Right, and they're arguing that the quoted statistic isn't counting credentials and degrees as assets, because there's not a convention for how to value them.

"Using your logic" is almost always an overreach that uncharitably extrapolates and puts words in a person's mouth, and this case is no different.

You used a generalization to attack the format of the message rather than its content.

If I rephrased it to a question about their thoughts how degree holders fit their model then suddenly it would be fine?


You're arguing that accounting is misleading, your argument is that we can ignore the balance and count only the assets column. A summation of assets ignoring liabilities is not a measure of wealth.

>It would be misleading to suggest that a single person with zero wealth has more wealth than 100k people’s wealth combined.

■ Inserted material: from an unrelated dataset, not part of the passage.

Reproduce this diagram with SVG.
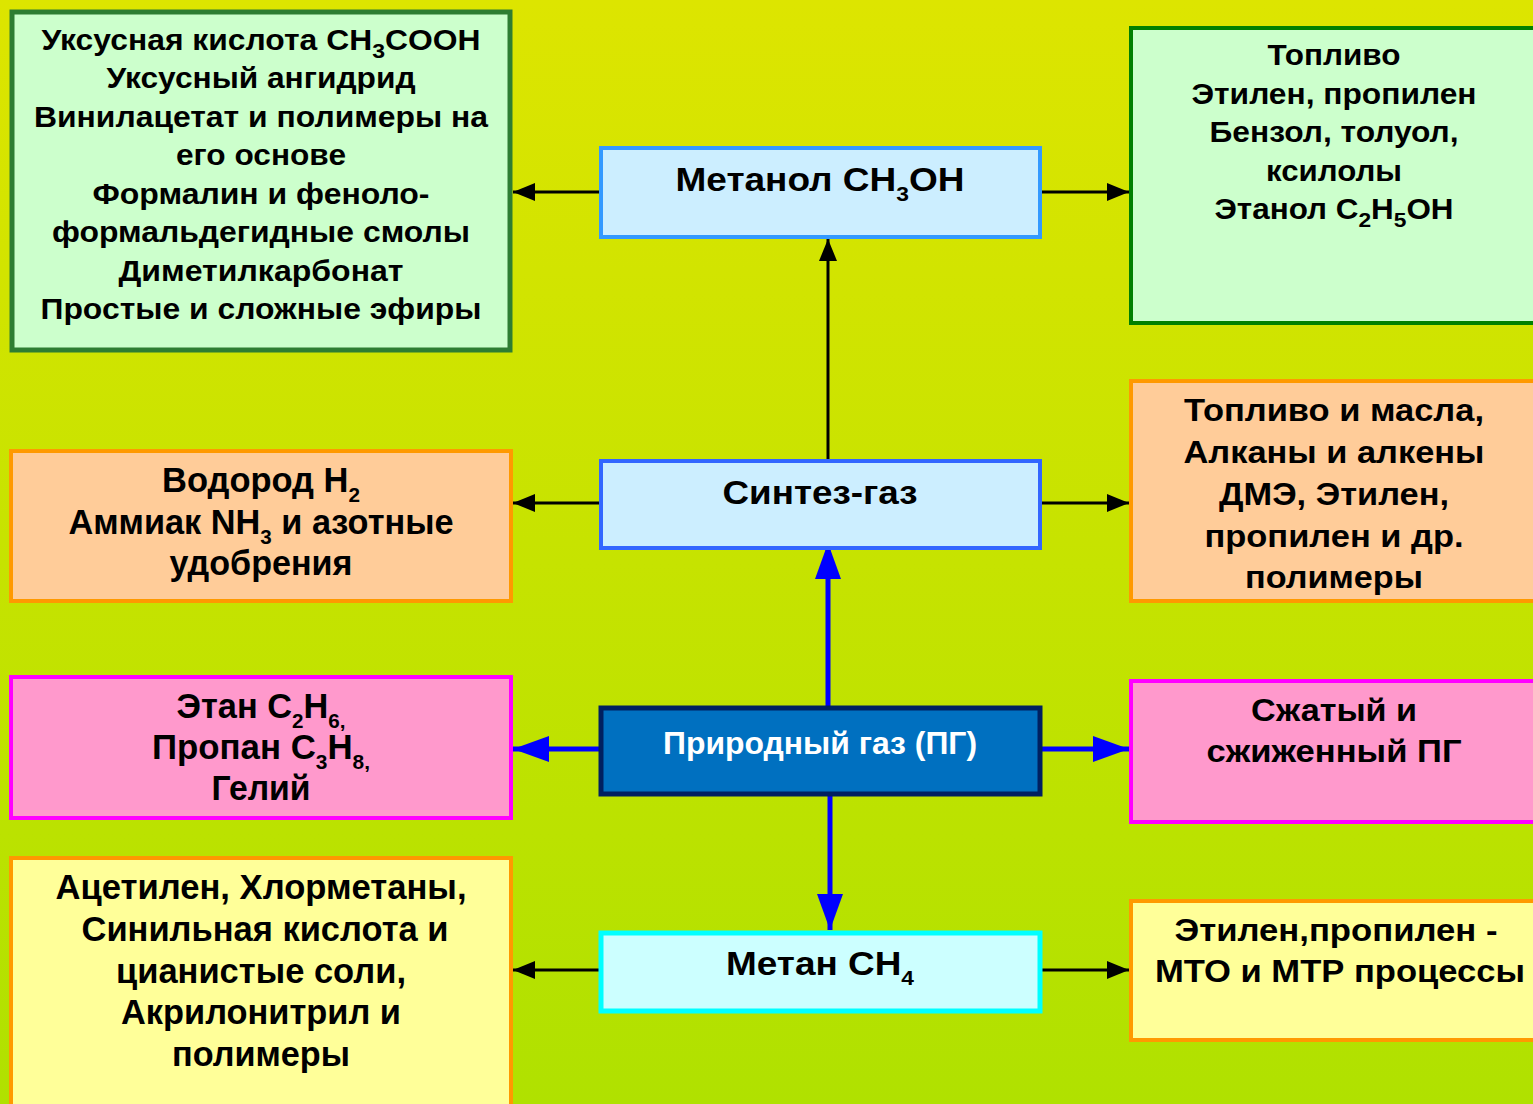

It wouldn't be misleading. You may have to explain it to somebody who has absolutely no understanding of how finance works, but that doesn't make the statement misleading.


It's not misleading, in fact it's how accounting/balance sheets work.

A new born baby with zero asset and zero liability has thus a net financial worth of 0, which is obviously more than someone indebted.


A headline like “new born baby has more wealth than bottom 1 million people cumulatively” is not a misleading tittle?

Not if you understand what "wealth" means, as per previous comment.

Your headline could be rephrased as "Someone who has a balance of 0 is wealthier than someone $100 overdraft" and you wouldn't blink.


Check the current headline

Unless the baby was born into more debt than those people, no. It’s a fact that the baby is wealthier than they are. A substantial portion of our population is in debt. This is a fact.

What are you even questioning here??